The Simon Wiesenthal Center has rejected claims by Palestinian human rights groups that its planned Museum of Tolerance in west Jerusalem would stand on the site of a former Muslim cemetery. Opponents of the museum have complained to the United Nations, saying that construction at the site would desecrate the graves.
The Wiesenthal Center’s founder and dean, Rabbi Marvin Hier, however, said in a statement that “the Museum of Tolerance project is not being built on the Mamilla Cemetery. It is being built on Jerusalem’s former municipal car park, where every day for nearly half a century, thousands of Muslims, Christians and Jews parked their cars without any protest whatsoever from the Muslim community. Telephone cables, electrical lines, drainage and sewage lines were laid deep into the ground in the early 1960s, again without any protest.”
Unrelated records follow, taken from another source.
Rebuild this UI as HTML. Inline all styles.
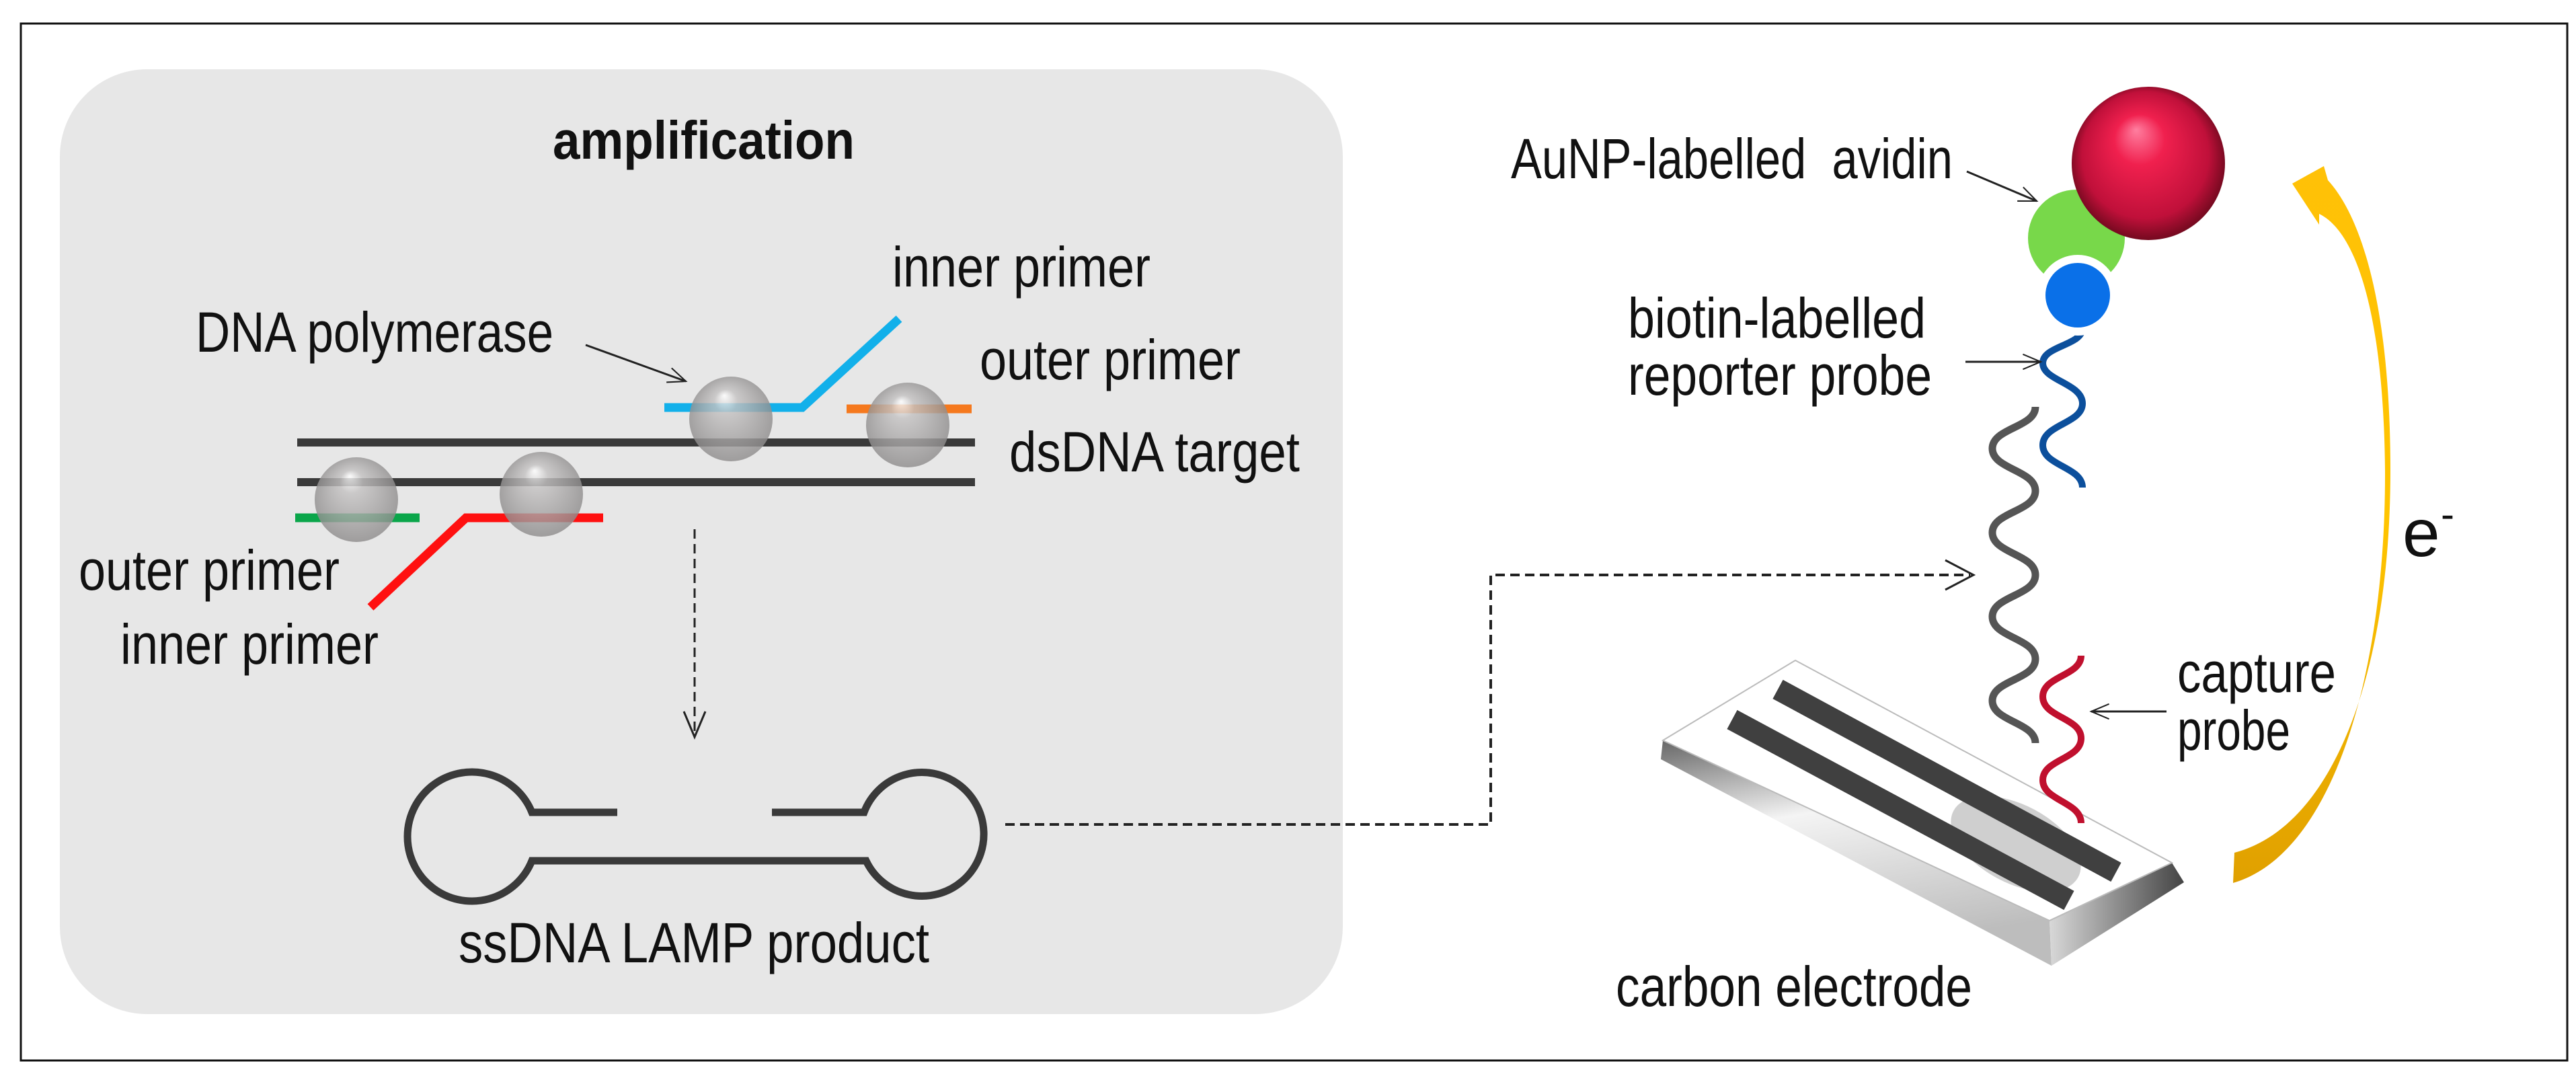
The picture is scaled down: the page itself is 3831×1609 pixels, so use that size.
<!DOCTYPE html>
<html><head><meta charset="utf-8"><style>
html,body{margin:0;padding:0;background:#fff;}
svg{display:block;}
text{font-family:"Liberation Sans",Arial,sans-serif;fill:#111;}
</style></head><body>
<svg width="3831" height="1609" viewBox="0 0 3831 1609" xmlns="http://www.w3.org/2000/svg">
<defs>
<radialGradient id="gs" cx="0.5" cy="0.5" r="0.55" fx="0.42" fy="0.22">
<stop offset="0" stop-color="#ffffff"/><stop offset="0.25" stop-color="#c4c2c2"/><stop offset="0.8" stop-color="#9a9898"/><stop offset="1" stop-color="#8a8888"/>
</radialGradient>
<radialGradient id="rs" cx="0.5" cy="0.5" r="0.55" fx="0.42" fy="0.28">
<stop offset="0" stop-color="#ff7fa0"/><stop offset="0.3" stop-color="#f0204e"/><stop offset="0.75" stop-color="#c0103a"/><stop offset="1" stop-color="#5a0716"/>
</radialGradient>
<linearGradient id="side" x1="0" y1="0" x2="0.3" y2="1">
<stop offset="0" stop-color="#666"/><stop offset="0.4" stop-color="#f4f4f4"/><stop offset="1" stop-color="#bdbdbd"/>
</linearGradient>
<linearGradient id="endf" x1="0" y1="0" x2="1" y2="0">
<stop offset="0" stop-color="#d8d8d8"/><stop offset="1" stop-color="#444"/>
</linearGradient>
<linearGradient id="yl" x1="0" y1="0" x2="0" y2="1">
<stop offset="0" stop-color="#ffc107"/><stop offset="0.5" stop-color="#ffc400"/><stop offset="1" stop-color="#e0a000"/>
</linearGradient>
<marker id="ah" viewBox="0 0 20 20" refX="18" refY="10" markerWidth="14" markerHeight="14" markerUnits="userSpaceOnUse" orient="auto" overflow="visible">
<path d="M-20,-6 L18,10 L-20,26" fill="none" stroke="#222" stroke-width="3"/>
</marker>
</defs>

<rect x="31" y="35" width="3787" height="1542" fill="#fff" stroke="#111" stroke-width="3"/>
<rect x="89" y="103" width="1908" height="1405" rx="130" ry="130" fill="#e7e7e7"/>

<text x="822" y="236" font-size="80" font-weight="bold" textLength="449" lengthAdjust="spacingAndGlyphs">amplification</text>

<line x1="442" y1="658" x2="1450" y2="658" stroke="#3a3a3a" stroke-width="12"/>
<line x1="442" y1="717" x2="1450" y2="717" stroke="#3a3a3a" stroke-width="12"/>
<polyline points="988,606 1193,606 1337,474" fill="none" stroke="#12b0ea" stroke-width="13"/>
<line x1="1259" y1="608" x2="1445" y2="608" stroke="#f5791e" stroke-width="13"/>
<line x1="439" y1="770" x2="624" y2="770" stroke="#0aa64a" stroke-width="13"/>
<polyline points="897,770 693,770 551,903" fill="none" stroke="#ff1010" stroke-width="13"/>
<g opacity="0.82">
<ellipse cx="1087" cy="623" rx="62" ry="63" fill="url(#gs)"/>
<ellipse cx="1350" cy="632" rx="62" ry="63" fill="url(#gs)"/>
<ellipse cx="530" cy="743" rx="62" ry="63" fill="url(#gs)"/>
<ellipse cx="805" cy="735" rx="62" ry="63" fill="url(#gs)"/>
</g>

<text x="291" y="523" font-size="84" textLength="532" lengthAdjust="spacingAndGlyphs">DNA polymerase</text>
<line x1="871" y1="513" x2="1020" y2="567" stroke="#222" stroke-width="3" marker-end="url(#ah)"/>
<text x="1327" y="426" font-size="84" textLength="384" lengthAdjust="spacingAndGlyphs">inner primer</text>
<text x="1457" y="564" font-size="84" textLength="388" lengthAdjust="spacingAndGlyphs">outer primer</text>
<text x="1501" y="701" font-size="84" textLength="432" lengthAdjust="spacingAndGlyphs">dsDNA target</text>
<text x="117" y="877" font-size="84" textLength="388" lengthAdjust="spacingAndGlyphs">outer primer</text>
<text x="179" y="987" font-size="84" textLength="384" lengthAdjust="spacingAndGlyphs">inner primer</text>

<line x1="1033" y1="787" x2="1033" y2="1094" stroke="#222" stroke-width="3" stroke-dasharray="14 8"/>
<polyline points="1017,1058 1033,1096 1049,1058" fill="none" stroke="#222" stroke-width="3"/>

<path d="M918,1208 L791,1208 A96,96 0 1 0 791,1280 L1288,1280 A92,92 0 1 0 1285,1208 L1148,1208" fill="none" stroke="#3a3a3a" stroke-width="11"/>
<text x="682" y="1431" font-size="84" textLength="700" lengthAdjust="spacingAndGlyphs">ssDNA LAMP product</text>

<polyline points="1495,1226 2217,1226 2217,855 2930,855" fill="none" stroke="#222" stroke-width="4" stroke-dasharray="14 8"/>
<polyline points="2893,833 2935,855 2893,877" fill="none" stroke="#222" stroke-width="3"/>

<polygon points="2473,1101 3048,1369 3051,1436 2470,1129" fill="url(#side)"/>
<polygon points="3048,1369 3230,1283 3248,1312 3051,1436" fill="url(#endf)"/>
<polygon points="2670,982 3230,1283 3048,1369 2473,1101" fill="#fff" stroke="#bbb" stroke-width="2"/>
<ellipse cx="2998" cy="1255" rx="105" ry="58" transform="rotate(28 2998 1255)" fill="#cfcfcf"/>
<line x1="2644" y1="1025" x2="3147" y2="1297" stroke="#404040" stroke-width="32"/>
<line x1="2576" y1="1070" x2="3077" y2="1339" stroke="#404040" stroke-width="32"/>

<path d="M3027,605 C3027,636 2963,636 2963,667 S3027,699 3027,730 S2963,761 2963,792 S3027,824 3027,855 S2963,886 2963,917 S3027,949 3027,980 S2963,1011 2963,1042 S3027,1074 3027,1105" fill="none" stroke="#555" stroke-width="11"/>
<path d="M3097,488 C3097,514 3038,514 3038,540 S3097,570 3097,600 S3038,631 3038,662 S3097,694 3097,725" fill="none" stroke="#0c4f9c" stroke-width="10"/>
<path d="M3095,975 C3095,1005 3038,1005 3038,1036 S3095,1067 3095,1098 S3038,1129 3038,1160 S3095,1192 3095,1224" fill="none" stroke="#c0102e" stroke-width="10"/>

<circle cx="3088" cy="354" r="72" fill="#78d84a"/>
<circle cx="3090" cy="439" r="60" fill="#fff"/>
<circle cx="3090" cy="439" r="48" fill="#0a70e8"/>
<circle cx="3195" cy="243" r="114" fill="url(#rs)"/>

<text x="2247" y="265" font-size="84" textLength="657" lengthAdjust="spacingAndGlyphs">AuNP-labelled&#160; avidin</text>
<line x1="2925" y1="255" x2="3029" y2="299" stroke="#222" stroke-width="3" marker-end="url(#ah)"/>
<text x="2421" y="502" font-size="84" textLength="443" lengthAdjust="spacingAndGlyphs">biotin-labelled</text>
<text x="2421" y="587" font-size="84" textLength="452" lengthAdjust="spacingAndGlyphs">reporter probe</text>
<line x1="2923" y1="538" x2="3035" y2="538" stroke="#222" stroke-width="3" marker-end="url(#ah)"/>
<text x="3238" y="1029" font-size="84" textLength="236" lengthAdjust="spacingAndGlyphs">capture</text>
<text x="3238" y="1115" font-size="84" textLength="168" lengthAdjust="spacingAndGlyphs">probe</text>
<line x1="3222" y1="1058" x2="3110" y2="1058" stroke="#222" stroke-width="3" marker-end="url(#ah)"/>
<text x="2403" y="1496" font-size="84" textLength="530" lengthAdjust="spacingAndGlyphs">carbon electrode</text>

<path d="M3456,247 L3409,273 L3449,334 L3449,318 C3505,345 3545,470 3547,700 C3548,1000 3470,1270 3321,1313 L3323,1268 C3470,1230 3555,1000 3555,700 C3555,450 3510,320 3462,268 Z" fill="url(#yl)"/>
<text x="3573" y="827" font-size="100">e</text>
<text x="3630" y="785" font-size="60">-</text>
</svg>
</body></html>
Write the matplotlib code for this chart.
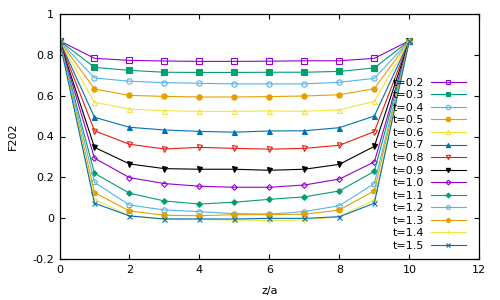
import numpy as np
import matplotlib
matplotlib.use('agg')
import matplotlib.pyplot as plt

z = [0, 1, 2, 3, 4, 5, 6, 7, 8, 9, 10]
labels = ['t=0.2', 't=0.3', 't=0.4', 't=0.5', 't=0.6', 't=0.7', 't=0.8',
          't=0.9', 't=1.0', 't=1.1', 't=1.2', 't=1.3', 't=1.4', 't=1.5']

f_t02 = [0.868, 0.782, 0.772, 0.769, 0.767, 0.767, 0.768, 0.770, 0.770, 0.782, 0.868]
f_t03 = [0.868, 0.738, 0.723, 0.714, 0.713, 0.713, 0.714, 0.714, 0.718, 0.735, 0.868]
f_t04 = [0.868, 0.686, 0.670, 0.663, 0.660, 0.657, 0.657, 0.657, 0.665, 0.684, 0.868]
f_t05 = [0.868, 0.632, 0.601, 0.596, 0.593, 0.593, 0.595, 0.598, 0.604, 0.634, 0.868]
f_t06 = [0.868, 0.567, 0.534, 0.526, 0.523, 0.523, 0.525, 0.523, 0.530, 0.572, 0.868]
f_t07 = [0.868, 0.494, 0.445, 0.432, 0.425, 0.421, 0.427, 0.428, 0.443, 0.500, 0.868]
f_t08 = [0.868, 0.428, 0.362, 0.339, 0.347, 0.342, 0.338, 0.342, 0.357, 0.424, 0.868]
f_t09 = [0.868, 0.347, 0.266, 0.243, 0.240, 0.240, 0.235, 0.240, 0.264, 0.352, 0.868]
f_t10 = [0.868, 0.294, 0.199, 0.170, 0.157, 0.152, 0.152, 0.163, 0.192, 0.276, 0.868]
f_t11 = [0.868, 0.220, 0.123, 0.085, 0.070, 0.079, 0.093, 0.105, 0.134, 0.230, 0.868]
f_t12 = [0.868, 0.176, 0.065, 0.041, 0.033, 0.023, 0.021, 0.033, 0.062, 0.170, 0.868]
f_t13 = [0.868, 0.126, 0.036, 0.015, 0.013, 0.018, 0.018, 0.020, 0.041, 0.135, 0.868]
f_t14 = [0.868, 0.093, 0.012, -0.005, -0.005, -0.008, -0.011, -0.008, 0.008, 0.090, 0.868]
f_t15 = [0.868, 0.074, 0.012, -0.003, -0.003, -0.003, 0.000, 0.000, 0.008, 0.074, 0.868]

series = [f_t02, f_t03, f_t04, f_t05, f_t06, f_t07, f_t08,
          f_t09, f_t10, f_t11, f_t12, f_t13, f_t14, f_t15]

# gnuplot default line colours and point types 4..15,1,2
colors = ['#9400d3', '#009e73', '#56b4e9', '#e69f00', '#f0e442', '#0072b2', '#e51e10',
          '#000000', '#9400d3', '#009e73', '#56b4e9', '#e69f00', '#f0e442', '#0072b2']
markers = [('s', False), ('s', True), ('o', False), ('o', True), ('^', False), ('^', True),
           ('v', False), ('v', True), ('D', False), ('D', True), ('p', False), ('p', True),
           ('+', True), ('x', True)]

fig = plt.figure(figsize=(5, 3), dpi=100)
ax = fig.add_axes([0.119, 0.1357, 0.8396, 0.8186])

for y, lab, c, (m, filled) in zip(series, labels, colors, markers):
    ms = 3.8 if m in ('s', 'o', 'p') else 3.6
    if m == 'D':
        ms = 2.9
    ax.plot(z, y, color=c, lw=0.8, marker=m, ms=ms, mew=0.8,
            mfc=c if filled else 'none', mec=c, label=lab)

ax.set_xlim(0, 12)
ax.set_ylim(-0.2, 1)
ax.set_xticks([0, 2, 4, 6, 8, 10, 12])
ax.set_yticks([-0.2, 0, 0.2, 0.4, 0.6, 0.8, 1])
ax.set_yticklabels(['-0.2', '0', '0.2', '0.4', '0.6', '0.8', '1'])
ax.tick_params(direction='in', length=3.3, width=0.8, top=True, right=True,
               labelsize=8, pad=4)
for s in ax.spines.values():
    s.set_linewidth(0.9)
ax.set_xlabel('z/a', fontsize=8, labelpad=8)
ax.set_ylabel('F202', fontsize=8, labelpad=10)

ax.legend(loc='center right', bbox_to_anchor=(0.9676, 0.387), frameon=False,
          markerfirst=False, fontsize=8, handlelength=3.1, handletextpad=0.6,
          labelspacing=0.23, borderpad=0, borderaxespad=0, markerscale=0.85)

fig.savefig('out.png', dpi=100)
“We also want to emphasize that the Israel Antiquities Authority has confirmed that there are no bones or remains on the site, which is currently undergoing infrastructure work,” Hier declared, adding: “Remains found on the site, which have now been reinterred in a nearby Muslim cemetery, were between 300-400 years old. No remains from the 12th-century era were found.”
In 2004, Palestinian and Israeli advocacy groups filed a petition against the construction project. Israel’s Supreme Court considered the legal arguments for nearly four years, finally giving the go-ahead to the Los Angeles-based Jewish group in 2009.